名曲はいつ思い出しても名曲。ソニンがデビュー20周年を迎え、新曲『ずっとそばにいてね。』を発表し、その原点となる『カレーライスの女』も、再び注目を集めている。
ソニンのねっとりとした歌唱から「あふれ出す」というより、「滲み出る」孤独感。肌にベトつく感覚さえするぼっち臭。行き場のない向上心と執着心が真っ黒なルウになって、タマネギや人参と一緒にコトコト煮こまれているようなカオス。
『カレーライスの女』は、私のような恋愛木っ端みじん族には共感する部分が多過ぎて、聴く時期を間違えると気分的に落ちるところまで落ちるデンジャラス・ソングでもある。
カワイくて楽しかった「EE JUMP」
そこで、『カレーライスの女』の前に、まずソニンがデビューするきっかけとなったEE JUMPの楽曲を思い出したい。トラブルが続きユニットとしては短命だったが、これが名曲揃いなのである。『おっととっと夏だぜ!』や『イキナリズム!』、好きだったなあ!
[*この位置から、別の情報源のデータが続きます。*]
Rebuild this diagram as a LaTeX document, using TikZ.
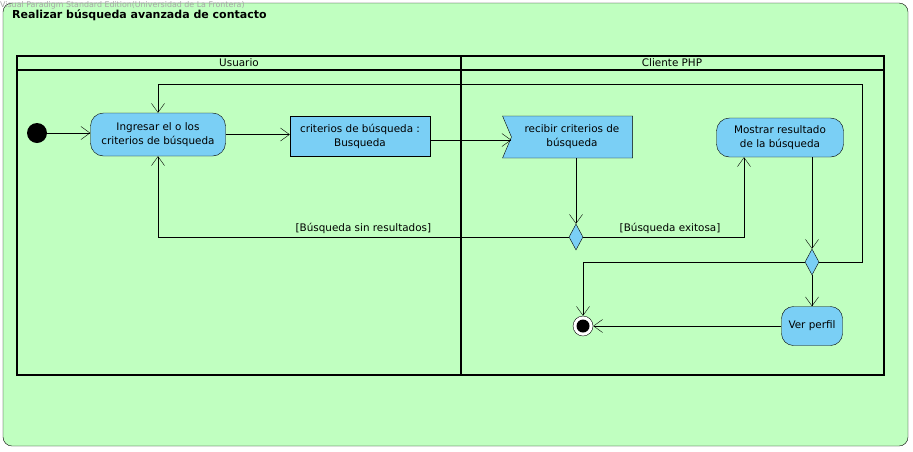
\documentclass[tikz,border=0pt]{standalone}
\usepackage{fontspec}
\setmainfont{DejaVu Sans}
\usetikzlibrary{arrows.meta,shapes.geometric,shapes.symbols}
\definecolor{fondo}{RGB}{192,255,192}
\definecolor{accion}{RGB}{122,207,245}
\tikzset{
    accion/.style ={
        rectangle,
        rounded corners =13pt,
        draw, fill=accion,
        align=center, inner sep=2pt,
        font=\fontsize{10.4}{14}\selectfont
    },
    objeto/.style ={
        rectangle,
        draw, fill=accion,
        align=center, inner sep=2pt,
        font=\fontsize{10.4}{14}\selectfont
    },
    recibe/.style ={
        signal, signal from=west, signal to=nowhere,
        signal pointer angle=134,
        draw, fill=accion,
        align=center,
        font=\fontsize{10.4}{14}\selectfont
    },
    decision/.style ={
        diamond, draw, fill=accion,
        inner sep=0pt, minimum width=14pt, minimum height=26pt
    },
    flecha/.style ={-{Straight Barb[length=9pt,width=13pt]}},
    guarda/.style ={font=\fontsize{10.4}{12}\selectfont, above},
    carril/.style ={line width=1.5pt}
}

\begin{document}
\begin{tikzpicture}[x=1pt,y=-1pt]
        \useasboundingbox (0,0) rectangle (913,451);
        \draw[fill=fondo, rounded corners=9pt] (3,3) rectangle (908,446);
        \node[anchor=north west, inner sep=0pt, text=gray!70, font=\fontsize{7.9}{8}\selectfont] (MARCA) at(0,1) {Visual Paradigm Standard Edition(Universidad de La Frontera)};
        \node[anchor=west, inner sep=0pt, font=\bfseries\fontsize{11}{12}\selectfont] (TITULO) at(12,15) {Realizar búsqueda avanzada de contacto};
        \draw[carril] (17,56) rectangle (884,375);
        \draw[carril] (17,70) -- (884,70);
        \draw[carril] (461,56) -- (461,375);
        \node[font=\fontsize{10.4}{12}\selectfont] (USUARIO) at(239,63) {Usuario};
        \node[font=\fontsize{10.4}{12}\selectfont] (CLIENTE) at(672,63) {Cliente PHP};
        \node[circle, fill, minimum size=20pt, inner sep=0pt] (INICIO) at(37,133) {};
        \node[accion, minimum width=135pt, minimum height=43pt] (INGRESAR) at(158,134.5) {Ingresar el o los\\criterios de búsqueda};
        \node[objeto, minimum width=140pt, minimum height=40pt] (CRITERIOS) at(360,136) {criterios de búsqueda :\\Busqueda};
        \node[recibe, minimum width=130pt, minimum height=42pt, inner xsep=2pt] (RECIBIR) at(572,137) {recibir criterios de\\búsqueda};
        \node[decision] (DEC1) at(576,237) {};
        \node[accion, minimum width=127pt, minimum height=39pt] (MOSTRAR) at(780,137.5) {Mostrar resultado\\de la búsqueda};
        \node[decision] (DEC2) at(812,262) {};
        \node[accion, rounded corners=12pt, minimum width=61pt, minimum height=39pt] (PERFIL) at(812,326) {Ver perfil};
        \node[circle, draw, fill=white, minimum size=20pt, inner sep=0pt] (FINAL) at(583,326) {};
        \fill (FINAL) circle (6.5pt);
        \coordinate (VUELTA) at(862,84);
        \draw[flecha] (INICIO.east) -- (INICIO.east -| INGRESAR.west);
        \draw[flecha] (INGRESAR.east) -- (INGRESAR.east -| CRITERIOS.west);
        \draw[flecha] ([yshift=-4pt]CRITERIOS.east) -- ([yshift=-4pt]CRITERIOS.east -| RECIBIR.west);
        \draw[flecha] (RECIBIR.south -| DEC1) -- (DEC1.north);
        \draw[flecha] (DEC1.west) -| node[guarda, pos=0.25] {[Búsqueda sin resultados]} (INGRESAR.south);
        \draw[flecha] (DEC1.east) -| node[guarda, pos=0.27] {[Búsqueda exitosa]} ([xshift=-36pt]MOSTRAR.south);
        \draw[flecha] (MOSTRAR.south -| DEC2) -- (DEC2.north);
        \draw[flecha] (DEC2.south) -- (PERFIL.north);
        \draw[flecha] (DEC2.west) -| (FINAL.north);
        \draw[flecha] (DEC2.east) -| (VUELTA) -| (INGRESAR.north);
        \draw[flecha] (PERFIL.west) -- (FINAL.east);
    \end{tikzpicture}
\end{document}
ブレザーの制服が似合うソニンと、フードパーカーが似合うユウキのユニセックスなバランスもとてもよかった。この2人とダンサー陣による、ビックリ箱を開けた瞬間のような弾けたパフォーマンスに、「おもちゃのチャチャチャ」と応援歌が混じったようなイメージの楽曲が乗り、カワイイ、楽しい! とワクワクしたものだ。
サードシングルの『おっととっと夏だぜ!』では、恐る恐るバク転を披露していたソニン。ところが、6thの『青春のSUNRISE』では、腹這いの体勢からグーッと上半身だけ起き上がる振り付けを披露。身体能力がすごいことになっている! とその進化に驚いたことを覚えている。
有能すぎるドMっぷり
周りが「無理かもしれないけれど一応ふってみるか」という感じで与えた課題を、本当にやり遂げてしまう。このソニンの有能すぎるドMっぷりが、スタッフのSっ気を爆発させたと思われる。
2002年には、ある番組の企画で570キロをマラソンさせられたり、5万4600個のドミノを1人で6日間かけて並べさせられたり、歌とは関係ないところで追い詰められていた。私もリアルタイムで観ていたが、明らかにツラそうだった。が、それでも彼女は「やってしまう」のである。